No fewer than 23 electrical companies operating in Nigeria have reportedly failed the compliance and laboratory test of the Standards Organization of Nigeria, (SON).
The Head of Ekiti State office of the agency, Mrs Serah Idowu announced at the weekend in a statement in Ado-Ekiti that the affected companies were involved mostly in the production of electrical items such as bulbs, plugs, wire and cables.
She said findings had shown that many items manufactured by the affected companies had flooded most of the nation’s markets and outlets.
She explained that SON decided to expose status and activities of the erring manufacturers so as to curtail possible fire outbreaks in homes and offices which the fake and sub-standard products they were making may cause.
She said the alarm had also become necessary in view of the threats such cable posed to lives and property of Nigerians through avoidable fire outbreaks.
According to her, out of a total of 24 companies whose electrical products were tested and examined by the Laboratory and Compliance Unit of the agency in Ekiti State, only one of them scaled through.
She threatened to make public, list of the erring 23 companies if they failed to withdraw all their electrical items from the market and stop further production of such substandard products.

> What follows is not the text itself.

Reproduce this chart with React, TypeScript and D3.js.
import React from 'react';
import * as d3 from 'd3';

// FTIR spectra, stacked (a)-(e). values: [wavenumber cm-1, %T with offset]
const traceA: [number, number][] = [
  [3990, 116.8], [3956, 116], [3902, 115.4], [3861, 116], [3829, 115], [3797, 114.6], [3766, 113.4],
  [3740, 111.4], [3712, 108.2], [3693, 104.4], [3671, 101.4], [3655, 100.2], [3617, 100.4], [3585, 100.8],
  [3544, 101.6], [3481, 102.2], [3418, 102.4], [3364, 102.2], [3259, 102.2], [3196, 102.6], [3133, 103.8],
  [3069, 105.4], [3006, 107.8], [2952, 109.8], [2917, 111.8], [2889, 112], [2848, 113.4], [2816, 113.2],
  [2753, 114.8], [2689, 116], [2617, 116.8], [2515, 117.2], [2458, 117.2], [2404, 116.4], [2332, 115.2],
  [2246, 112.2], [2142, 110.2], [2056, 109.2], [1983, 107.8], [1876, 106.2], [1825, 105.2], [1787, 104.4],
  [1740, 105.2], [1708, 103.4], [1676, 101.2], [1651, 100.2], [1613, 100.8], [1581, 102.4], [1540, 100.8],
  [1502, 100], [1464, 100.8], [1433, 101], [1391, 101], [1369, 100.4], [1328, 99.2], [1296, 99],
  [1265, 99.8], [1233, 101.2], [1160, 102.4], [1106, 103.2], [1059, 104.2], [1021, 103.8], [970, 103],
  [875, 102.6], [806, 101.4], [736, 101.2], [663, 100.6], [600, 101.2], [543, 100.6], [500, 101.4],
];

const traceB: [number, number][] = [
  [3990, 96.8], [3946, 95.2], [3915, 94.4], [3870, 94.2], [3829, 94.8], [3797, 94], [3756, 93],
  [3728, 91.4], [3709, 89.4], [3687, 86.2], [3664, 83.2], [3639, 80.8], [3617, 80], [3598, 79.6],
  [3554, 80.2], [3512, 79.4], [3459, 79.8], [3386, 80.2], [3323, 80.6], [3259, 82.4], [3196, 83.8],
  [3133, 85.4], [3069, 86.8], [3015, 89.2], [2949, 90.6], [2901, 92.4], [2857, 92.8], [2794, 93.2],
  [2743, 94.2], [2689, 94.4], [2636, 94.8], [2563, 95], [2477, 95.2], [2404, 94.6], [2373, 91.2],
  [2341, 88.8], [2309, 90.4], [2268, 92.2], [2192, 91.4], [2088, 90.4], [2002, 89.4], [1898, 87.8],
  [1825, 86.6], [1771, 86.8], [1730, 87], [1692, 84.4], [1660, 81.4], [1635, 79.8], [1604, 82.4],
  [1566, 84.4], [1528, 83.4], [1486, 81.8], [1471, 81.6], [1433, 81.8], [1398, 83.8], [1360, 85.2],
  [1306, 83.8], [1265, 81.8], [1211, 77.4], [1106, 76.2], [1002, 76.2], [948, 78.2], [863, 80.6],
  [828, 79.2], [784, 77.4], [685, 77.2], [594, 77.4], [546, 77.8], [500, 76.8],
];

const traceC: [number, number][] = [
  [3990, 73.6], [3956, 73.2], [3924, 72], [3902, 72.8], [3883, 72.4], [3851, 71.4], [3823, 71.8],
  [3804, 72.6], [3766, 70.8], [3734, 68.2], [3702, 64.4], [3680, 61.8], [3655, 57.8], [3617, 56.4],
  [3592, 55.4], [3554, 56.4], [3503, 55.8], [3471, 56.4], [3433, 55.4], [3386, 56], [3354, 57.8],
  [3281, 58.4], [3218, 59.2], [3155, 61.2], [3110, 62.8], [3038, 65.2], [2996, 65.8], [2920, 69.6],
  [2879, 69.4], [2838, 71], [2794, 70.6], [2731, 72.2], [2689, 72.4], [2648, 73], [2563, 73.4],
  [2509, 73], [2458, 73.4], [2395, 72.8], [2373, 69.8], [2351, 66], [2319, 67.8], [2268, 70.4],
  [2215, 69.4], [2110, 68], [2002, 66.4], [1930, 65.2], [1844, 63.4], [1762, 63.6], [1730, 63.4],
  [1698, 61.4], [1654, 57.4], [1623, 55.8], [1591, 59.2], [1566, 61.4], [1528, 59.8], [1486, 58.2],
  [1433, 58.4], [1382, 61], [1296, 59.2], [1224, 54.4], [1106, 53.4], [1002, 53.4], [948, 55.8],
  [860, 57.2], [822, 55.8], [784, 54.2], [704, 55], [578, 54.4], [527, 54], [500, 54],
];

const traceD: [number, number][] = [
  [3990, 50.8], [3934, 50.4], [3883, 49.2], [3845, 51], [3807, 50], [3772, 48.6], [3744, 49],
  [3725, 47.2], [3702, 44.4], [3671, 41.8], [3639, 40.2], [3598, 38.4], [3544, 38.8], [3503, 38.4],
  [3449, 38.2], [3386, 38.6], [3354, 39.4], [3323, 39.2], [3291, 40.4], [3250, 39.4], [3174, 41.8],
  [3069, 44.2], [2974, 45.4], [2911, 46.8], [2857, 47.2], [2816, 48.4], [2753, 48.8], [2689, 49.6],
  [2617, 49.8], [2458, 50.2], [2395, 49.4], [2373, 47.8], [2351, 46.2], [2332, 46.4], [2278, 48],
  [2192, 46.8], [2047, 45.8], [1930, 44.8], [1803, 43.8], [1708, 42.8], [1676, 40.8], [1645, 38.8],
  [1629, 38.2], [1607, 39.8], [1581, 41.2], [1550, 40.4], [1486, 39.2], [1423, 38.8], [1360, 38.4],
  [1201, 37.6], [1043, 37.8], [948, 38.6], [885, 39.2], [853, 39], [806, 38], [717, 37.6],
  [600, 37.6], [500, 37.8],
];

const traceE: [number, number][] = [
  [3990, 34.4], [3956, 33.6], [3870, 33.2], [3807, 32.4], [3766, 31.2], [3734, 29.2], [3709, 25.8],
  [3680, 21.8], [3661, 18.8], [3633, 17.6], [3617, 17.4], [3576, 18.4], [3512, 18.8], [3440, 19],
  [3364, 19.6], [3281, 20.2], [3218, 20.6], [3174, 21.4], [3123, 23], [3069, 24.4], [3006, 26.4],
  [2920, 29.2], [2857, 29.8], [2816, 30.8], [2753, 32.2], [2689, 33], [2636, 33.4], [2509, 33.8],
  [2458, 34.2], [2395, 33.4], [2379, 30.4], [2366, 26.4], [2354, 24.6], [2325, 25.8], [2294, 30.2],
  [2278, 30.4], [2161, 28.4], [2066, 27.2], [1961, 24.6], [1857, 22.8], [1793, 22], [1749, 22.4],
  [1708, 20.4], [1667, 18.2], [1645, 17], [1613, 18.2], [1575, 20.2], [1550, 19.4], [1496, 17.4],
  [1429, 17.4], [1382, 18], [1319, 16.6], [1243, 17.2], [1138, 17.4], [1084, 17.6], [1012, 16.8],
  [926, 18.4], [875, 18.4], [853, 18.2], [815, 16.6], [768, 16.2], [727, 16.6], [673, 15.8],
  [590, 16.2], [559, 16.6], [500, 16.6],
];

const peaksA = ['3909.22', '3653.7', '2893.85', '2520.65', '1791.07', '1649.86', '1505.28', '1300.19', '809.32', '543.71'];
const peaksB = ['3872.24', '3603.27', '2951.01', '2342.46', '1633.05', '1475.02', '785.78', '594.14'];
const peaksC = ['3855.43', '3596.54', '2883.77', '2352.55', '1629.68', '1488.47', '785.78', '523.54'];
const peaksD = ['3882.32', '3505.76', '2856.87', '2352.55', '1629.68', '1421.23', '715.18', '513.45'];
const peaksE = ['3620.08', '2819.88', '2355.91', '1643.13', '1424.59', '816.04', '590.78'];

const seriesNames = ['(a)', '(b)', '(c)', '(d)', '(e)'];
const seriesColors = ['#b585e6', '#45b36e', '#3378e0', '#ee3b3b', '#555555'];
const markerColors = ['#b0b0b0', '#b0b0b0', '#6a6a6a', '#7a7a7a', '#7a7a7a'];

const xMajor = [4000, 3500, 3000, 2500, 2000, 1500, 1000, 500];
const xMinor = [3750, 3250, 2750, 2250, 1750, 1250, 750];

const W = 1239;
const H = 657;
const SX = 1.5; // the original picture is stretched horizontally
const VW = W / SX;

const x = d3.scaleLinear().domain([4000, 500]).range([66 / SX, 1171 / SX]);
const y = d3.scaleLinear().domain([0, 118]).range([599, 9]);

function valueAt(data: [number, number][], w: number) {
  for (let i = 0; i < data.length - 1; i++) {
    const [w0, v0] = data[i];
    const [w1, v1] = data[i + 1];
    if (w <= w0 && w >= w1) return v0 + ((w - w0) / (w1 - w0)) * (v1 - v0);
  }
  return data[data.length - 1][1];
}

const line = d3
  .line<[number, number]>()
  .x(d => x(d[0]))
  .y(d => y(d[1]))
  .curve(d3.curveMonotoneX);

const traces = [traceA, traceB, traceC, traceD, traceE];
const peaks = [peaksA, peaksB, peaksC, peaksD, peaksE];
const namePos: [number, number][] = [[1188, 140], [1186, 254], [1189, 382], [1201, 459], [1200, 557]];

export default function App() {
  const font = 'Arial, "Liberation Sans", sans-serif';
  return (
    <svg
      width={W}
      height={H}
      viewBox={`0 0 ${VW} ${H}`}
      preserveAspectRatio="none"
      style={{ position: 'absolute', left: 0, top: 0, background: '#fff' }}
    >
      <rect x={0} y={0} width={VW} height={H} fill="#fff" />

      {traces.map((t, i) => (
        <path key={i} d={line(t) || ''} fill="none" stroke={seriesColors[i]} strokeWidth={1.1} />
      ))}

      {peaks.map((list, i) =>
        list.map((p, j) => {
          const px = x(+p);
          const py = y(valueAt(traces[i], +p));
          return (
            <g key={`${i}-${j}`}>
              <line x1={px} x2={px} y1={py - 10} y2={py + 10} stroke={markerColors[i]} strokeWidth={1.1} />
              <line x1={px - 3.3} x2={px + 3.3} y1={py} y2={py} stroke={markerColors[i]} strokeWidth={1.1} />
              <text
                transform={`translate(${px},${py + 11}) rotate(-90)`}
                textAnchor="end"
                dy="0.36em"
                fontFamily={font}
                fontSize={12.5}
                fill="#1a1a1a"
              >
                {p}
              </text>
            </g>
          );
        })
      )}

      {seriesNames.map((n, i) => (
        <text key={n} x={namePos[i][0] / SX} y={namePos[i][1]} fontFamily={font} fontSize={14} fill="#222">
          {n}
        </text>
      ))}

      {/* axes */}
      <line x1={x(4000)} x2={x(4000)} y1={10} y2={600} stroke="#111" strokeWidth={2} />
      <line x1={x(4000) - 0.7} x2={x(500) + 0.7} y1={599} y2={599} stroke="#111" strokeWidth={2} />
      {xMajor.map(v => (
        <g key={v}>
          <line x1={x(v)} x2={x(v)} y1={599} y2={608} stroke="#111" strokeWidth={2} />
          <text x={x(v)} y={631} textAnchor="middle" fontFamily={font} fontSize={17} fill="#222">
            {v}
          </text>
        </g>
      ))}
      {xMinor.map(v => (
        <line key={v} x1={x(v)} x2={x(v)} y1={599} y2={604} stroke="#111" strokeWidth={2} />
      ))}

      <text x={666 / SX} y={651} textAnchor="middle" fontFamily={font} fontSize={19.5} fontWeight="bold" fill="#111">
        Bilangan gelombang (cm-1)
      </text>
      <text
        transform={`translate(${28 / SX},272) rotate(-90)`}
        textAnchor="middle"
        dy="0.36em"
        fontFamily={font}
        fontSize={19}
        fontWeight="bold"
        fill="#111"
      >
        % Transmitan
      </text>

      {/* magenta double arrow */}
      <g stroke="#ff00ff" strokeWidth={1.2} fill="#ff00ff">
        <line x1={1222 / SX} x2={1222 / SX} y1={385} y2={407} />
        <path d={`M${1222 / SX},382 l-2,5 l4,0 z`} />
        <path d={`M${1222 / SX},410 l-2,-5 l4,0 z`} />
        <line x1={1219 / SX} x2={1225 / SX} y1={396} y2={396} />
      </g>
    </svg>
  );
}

The SON boss disclosed that a meeting had already been summoned with those behind the companies and their distributors where they hope to receive the last warning, as well as obtain undertakings from them not to further put the lives of people at risk.
She warned that after the meeting, products of recalcitrant ones would be confiscated by the agency wherever they were found, while their owners would be made to pay a minimum of N1million as cost of destruction to the Treasury Single Account (TSA) Compliance Account of the agency.
She disclosed that SON was currently working out modalities that would make the distribution of certain category of industrial and household appliances such as gas cylinders and fire extinguishers, the exclusive preserve of the various state Fire Services.
Idowu lamented that most of the outlets where such high-tension electrical items were sold did not have the required safety precautions, while many of those that traded in them did not have any formal training in safety matters like those who work in Fire Services.